__Task__. All lines from the one with "Write a Python" through the one with "26, 28, 30, 32, 34, 36, 38, 40]", and only those, are to be reproduced exactly, both ends included.

*** Information supplied

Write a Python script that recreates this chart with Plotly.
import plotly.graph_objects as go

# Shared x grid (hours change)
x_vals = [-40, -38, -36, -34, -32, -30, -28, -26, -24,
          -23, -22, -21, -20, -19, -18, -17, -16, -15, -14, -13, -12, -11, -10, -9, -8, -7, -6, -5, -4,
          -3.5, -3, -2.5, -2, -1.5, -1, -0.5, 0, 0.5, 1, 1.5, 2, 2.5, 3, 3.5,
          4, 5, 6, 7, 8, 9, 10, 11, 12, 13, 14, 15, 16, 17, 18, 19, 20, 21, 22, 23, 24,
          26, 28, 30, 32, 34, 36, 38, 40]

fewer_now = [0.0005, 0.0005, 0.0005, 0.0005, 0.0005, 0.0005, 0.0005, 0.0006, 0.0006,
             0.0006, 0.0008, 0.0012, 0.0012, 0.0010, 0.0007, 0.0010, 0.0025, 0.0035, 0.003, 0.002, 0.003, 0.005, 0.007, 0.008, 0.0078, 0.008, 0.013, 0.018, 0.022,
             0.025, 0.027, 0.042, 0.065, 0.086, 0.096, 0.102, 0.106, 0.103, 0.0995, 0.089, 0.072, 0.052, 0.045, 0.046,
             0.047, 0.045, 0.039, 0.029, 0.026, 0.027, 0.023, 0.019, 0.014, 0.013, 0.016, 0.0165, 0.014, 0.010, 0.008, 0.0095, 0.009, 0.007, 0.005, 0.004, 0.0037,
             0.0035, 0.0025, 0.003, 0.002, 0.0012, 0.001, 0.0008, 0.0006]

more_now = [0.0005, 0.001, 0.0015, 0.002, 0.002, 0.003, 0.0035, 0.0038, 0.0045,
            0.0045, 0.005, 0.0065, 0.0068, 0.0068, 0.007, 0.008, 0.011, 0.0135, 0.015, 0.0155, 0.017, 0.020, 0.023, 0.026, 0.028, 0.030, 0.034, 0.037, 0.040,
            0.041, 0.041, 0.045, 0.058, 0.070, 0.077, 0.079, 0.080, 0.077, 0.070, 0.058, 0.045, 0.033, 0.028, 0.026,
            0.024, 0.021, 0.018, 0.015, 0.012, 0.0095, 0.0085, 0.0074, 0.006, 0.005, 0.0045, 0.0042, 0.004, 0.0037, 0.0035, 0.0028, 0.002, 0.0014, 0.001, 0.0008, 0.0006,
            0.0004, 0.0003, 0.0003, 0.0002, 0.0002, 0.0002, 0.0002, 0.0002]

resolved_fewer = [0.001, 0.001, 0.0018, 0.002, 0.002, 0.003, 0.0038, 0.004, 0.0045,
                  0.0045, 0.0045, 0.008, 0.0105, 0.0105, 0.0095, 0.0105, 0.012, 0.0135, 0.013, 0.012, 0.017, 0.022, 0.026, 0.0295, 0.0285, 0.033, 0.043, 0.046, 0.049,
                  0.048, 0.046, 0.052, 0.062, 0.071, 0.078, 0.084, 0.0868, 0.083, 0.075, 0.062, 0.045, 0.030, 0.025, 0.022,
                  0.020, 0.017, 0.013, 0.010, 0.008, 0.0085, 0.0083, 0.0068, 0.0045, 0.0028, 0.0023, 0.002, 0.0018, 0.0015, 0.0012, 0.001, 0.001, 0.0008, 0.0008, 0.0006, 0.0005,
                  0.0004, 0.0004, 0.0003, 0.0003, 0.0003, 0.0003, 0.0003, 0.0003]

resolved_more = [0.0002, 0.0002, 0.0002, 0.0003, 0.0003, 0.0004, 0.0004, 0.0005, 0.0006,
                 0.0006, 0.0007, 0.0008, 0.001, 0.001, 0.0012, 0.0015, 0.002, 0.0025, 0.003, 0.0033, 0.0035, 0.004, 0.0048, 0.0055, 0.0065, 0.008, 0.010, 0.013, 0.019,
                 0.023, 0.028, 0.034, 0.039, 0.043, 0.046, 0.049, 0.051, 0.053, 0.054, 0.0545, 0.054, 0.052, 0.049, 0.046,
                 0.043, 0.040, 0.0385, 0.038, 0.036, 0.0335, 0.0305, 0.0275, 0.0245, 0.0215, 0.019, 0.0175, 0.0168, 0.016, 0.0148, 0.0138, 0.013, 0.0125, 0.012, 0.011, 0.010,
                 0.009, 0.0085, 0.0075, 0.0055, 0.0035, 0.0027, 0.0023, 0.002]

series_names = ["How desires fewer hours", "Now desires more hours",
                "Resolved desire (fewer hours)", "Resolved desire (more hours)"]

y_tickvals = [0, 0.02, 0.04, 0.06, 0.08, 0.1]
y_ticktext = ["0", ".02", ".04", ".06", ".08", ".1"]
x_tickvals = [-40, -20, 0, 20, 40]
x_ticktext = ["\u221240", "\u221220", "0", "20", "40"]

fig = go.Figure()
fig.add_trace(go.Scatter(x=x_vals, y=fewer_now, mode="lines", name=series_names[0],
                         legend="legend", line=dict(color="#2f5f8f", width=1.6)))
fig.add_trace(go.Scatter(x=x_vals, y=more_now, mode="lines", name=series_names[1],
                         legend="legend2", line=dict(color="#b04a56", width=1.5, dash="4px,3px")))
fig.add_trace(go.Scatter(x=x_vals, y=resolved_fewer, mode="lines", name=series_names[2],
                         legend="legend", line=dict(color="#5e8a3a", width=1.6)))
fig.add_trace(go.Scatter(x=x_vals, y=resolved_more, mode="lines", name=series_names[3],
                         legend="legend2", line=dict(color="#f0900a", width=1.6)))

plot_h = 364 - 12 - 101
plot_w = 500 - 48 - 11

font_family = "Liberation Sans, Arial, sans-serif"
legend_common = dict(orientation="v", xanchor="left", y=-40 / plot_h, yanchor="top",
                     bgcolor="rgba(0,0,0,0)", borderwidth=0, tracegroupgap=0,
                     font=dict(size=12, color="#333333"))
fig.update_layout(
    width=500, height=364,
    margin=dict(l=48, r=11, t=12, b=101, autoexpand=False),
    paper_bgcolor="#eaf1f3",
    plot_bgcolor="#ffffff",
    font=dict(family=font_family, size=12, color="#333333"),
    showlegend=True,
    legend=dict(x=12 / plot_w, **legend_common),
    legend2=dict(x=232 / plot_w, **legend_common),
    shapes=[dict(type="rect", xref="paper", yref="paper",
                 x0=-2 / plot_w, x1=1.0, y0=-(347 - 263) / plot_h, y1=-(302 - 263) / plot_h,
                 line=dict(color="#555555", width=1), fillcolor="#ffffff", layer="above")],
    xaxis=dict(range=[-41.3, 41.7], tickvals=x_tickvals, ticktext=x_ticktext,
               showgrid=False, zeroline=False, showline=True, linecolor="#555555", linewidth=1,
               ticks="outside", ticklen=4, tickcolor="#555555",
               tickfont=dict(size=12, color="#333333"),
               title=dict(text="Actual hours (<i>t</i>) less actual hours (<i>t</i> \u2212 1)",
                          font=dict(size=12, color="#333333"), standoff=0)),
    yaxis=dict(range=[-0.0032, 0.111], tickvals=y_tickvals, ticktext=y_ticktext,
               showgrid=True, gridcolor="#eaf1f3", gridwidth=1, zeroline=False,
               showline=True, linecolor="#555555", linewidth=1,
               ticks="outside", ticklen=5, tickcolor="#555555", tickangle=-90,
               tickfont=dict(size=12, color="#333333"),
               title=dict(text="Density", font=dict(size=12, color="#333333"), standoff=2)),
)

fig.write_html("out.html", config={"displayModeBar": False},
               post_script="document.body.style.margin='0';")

******
*** Information supplied

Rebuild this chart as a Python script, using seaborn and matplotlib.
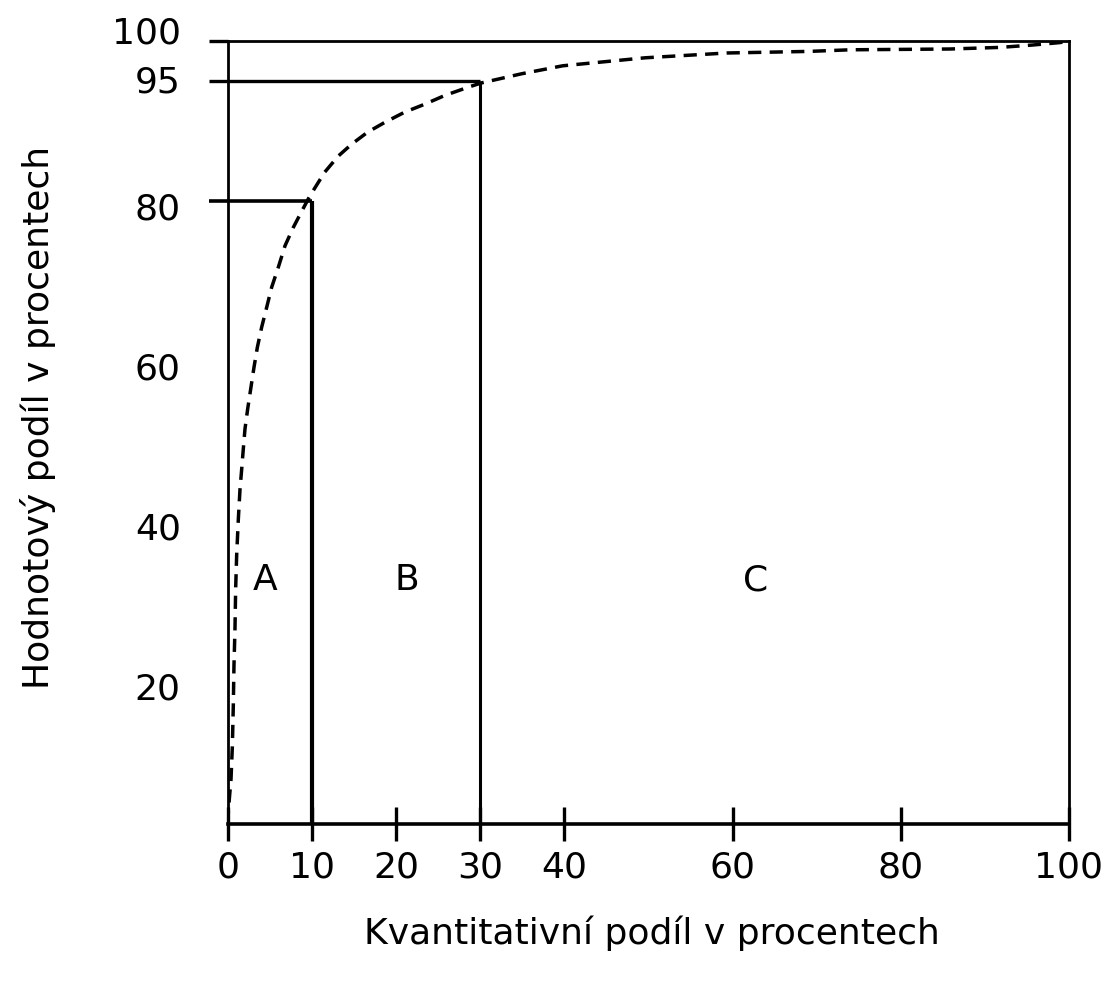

******

__Written reply__.
Write a Python script that recreates this chart with Plotly.
import plotly.graph_objects as go

# Shared x grid (hours change)
x_vals = [-40, -38, -36, -34, -32, -30, -28, -26, -24,
          -23, -22, -21, -20, -19, -18, -17, -16, -15, -14, -13, -12, -11, -10, -9, -8, -7, -6, -5, -4,
          -3.5, -3, -2.5, -2, -1.5, -1, -0.5, 0, 0.5, 1, 1.5, 2, 2.5, 3, 3.5,
          4, 5, 6, 7, 8, 9, 10, 11, 12, 13, 14, 15, 16, 17, 18, 19, 20, 21, 22, 23, 24,
          26, 28, 30, 32, 34, 36, 38, 40]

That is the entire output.